Pokemon Go, which became available during the last quarter in July, set off a social phenomenon as hundreds of millions of players worldwide ventured outside to hunt for virtual pocket monsters. Researcher App Annie estimated that it grossed $600 million in its first 90 days, becoming the fastest mobile game in history to do so.
But financial impact to Nintendo is limited because the company only owns partial stakes in the game’s developer Niantic Inc. and Pokemon Co., which owns the license to the franchise. Analysts have estimated anywhere between seven to 15 percent of the app’s sales will hit Nintendo’s bottom line.
Sales of the 3DS handheld device and the Wii U console, which debuted in 2011 and 2012, respectively, have continued to stagnate.
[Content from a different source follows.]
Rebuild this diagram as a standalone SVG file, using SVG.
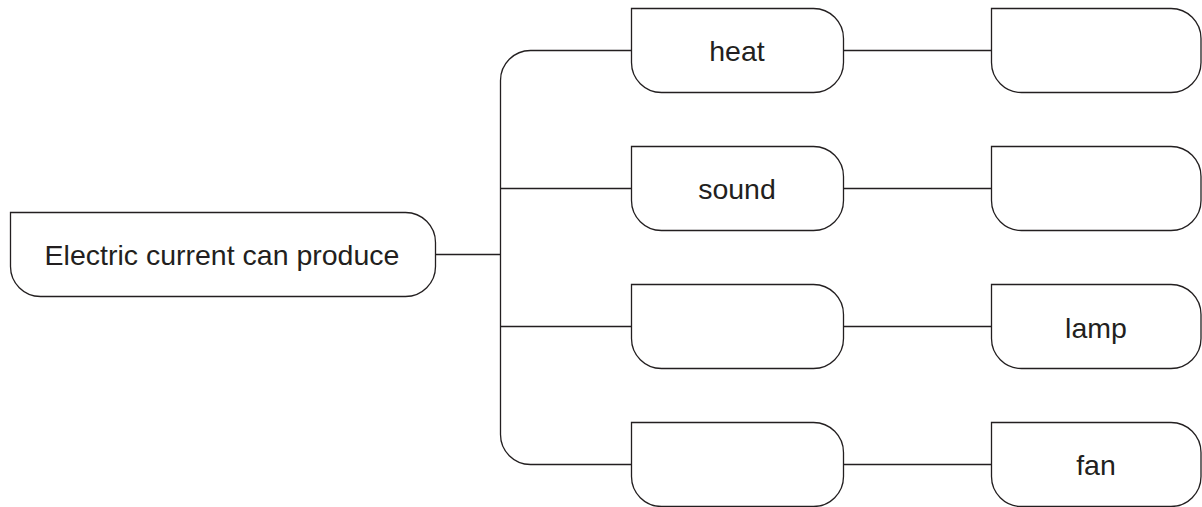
<svg xmlns="http://www.w3.org/2000/svg" width="1202" height="507" viewBox="0 0 1202 507">
<style>
.box{fill:#fff;stroke:#231f20;stroke-width:1.3}
.ln{fill:none;stroke:#231f20;stroke-width:1.3}
.t{font-family:"Liberation Sans",Arial,sans-serif;font-size:28.5px;fill:#231f20;text-anchor:middle}
</style>
<rect width="1202" height="507" fill="#fff"/>
<g id="connectors">
<path class="ln" d="M435 254.5H500.5"/>
<path class="ln" d="M631 50.5H530.5A30 30 0 0 0 500.5 80.5V434.5A30 30 0 0 0 530.5 464.5H631"/>
<path class="ln" d="M500.5 188.5H631M500.5 326.5H631"/>
<path class="ln" d="M843 50.5H991M843 188.5H991M843 326.5H991M843 464.5H991"/>
</g>
<g id="root"><path class="box" d="M10.5 212.5H405.5A30 30 0 0 1 435.5 242.5V266.5A30 30 0 0 1 405.5 296.5H40.5A30 30 0 0 1 10.5 266.5Z"/><text class="t" x="222" y="265">Electric current can produce</text></g>
<g id="heat"><path class="box" d="M631.5 8.5H813.5A30 30 0 0 1 843.5 38.5V62.5A30 30 0 0 1 813.5 92.5H661.5A30 30 0 0 1 631.5 62.5Z"/><text class="t" x="737" y="61">heat</text></g>
<g id="sound"><path class="box" d="M631.5 146.5H813.5A30 30 0 0 1 843.5 176.5V200.5A30 30 0 0 1 813.5 230.5H661.5A30 30 0 0 1 631.5 200.5Z"/><text class="t" x="737" y="199">sound</text></g>
<g id="blank3"><path class="box" d="M631.5 284.5H813.5A30 30 0 0 1 843.5 314.5V338.5A30 30 0 0 1 813.5 368.5H661.5A30 30 0 0 1 631.5 338.5Z"/></g>
<g id="blank4"><path class="box" d="M631.5 422.5H813.5A30 30 0 0 1 843.5 452.5V476.5A30 30 0 0 1 813.5 506.5H661.5A30 30 0 0 1 631.5 476.5Z"/></g>
<g id="heat-ex"><path class="box" d="M991.5 8.5H1171A30 30 0 0 1 1201 38.5V62.5A30 30 0 0 1 1171 92.5H1021.5A30 30 0 0 1 991.5 62.5Z"/></g>
<g id="sound-ex"><path class="box" d="M991.5 146.5H1171A30 30 0 0 1 1201 176.5V200.5A30 30 0 0 1 1171 230.5H1021.5A30 30 0 0 1 991.5 200.5Z"/></g>
<g id="lamp"><path class="box" d="M991.5 284.5H1171A30 30 0 0 1 1201 314.5V338.5A30 30 0 0 1 1171 368.5H1021.5A30 30 0 0 1 991.5 338.5Z"/><text class="t" x="1096" y="338">lamp</text></g>
<g id="fan"><path class="box" d="M991.5 422.5H1171A30 30 0 0 1 1201 452.5V476.5A30 30 0 0 1 1171 506.5H1021.5A30 30 0 0 1 991.5 476.5Z"/><text class="t" x="1096" y="475">fan</text></g>
</svg>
In the six months through September, software revenue from the platforms dropped 32 percent to 66.7 billion yen, while sales of hardware declined 36 percent 65.9 billion yen.
While it’s common for hardware purchases to trail off at the end of a console’s life-cycle, software usually holds up as a large base of owners continue to buy titles. Nintendo will be hoping the worldwide release of two new Pokemon titles for the 3DS in November will bolster profit during the current quarter.
“Sales of Wii U and 3DS have peaked,” said Tomoaki Kawasaki, an analyst at Iwai Cosmo Securities Co. “There’s a sense of disapproval toward the Switch, so we’ll be paying attention to any statements the company might make.”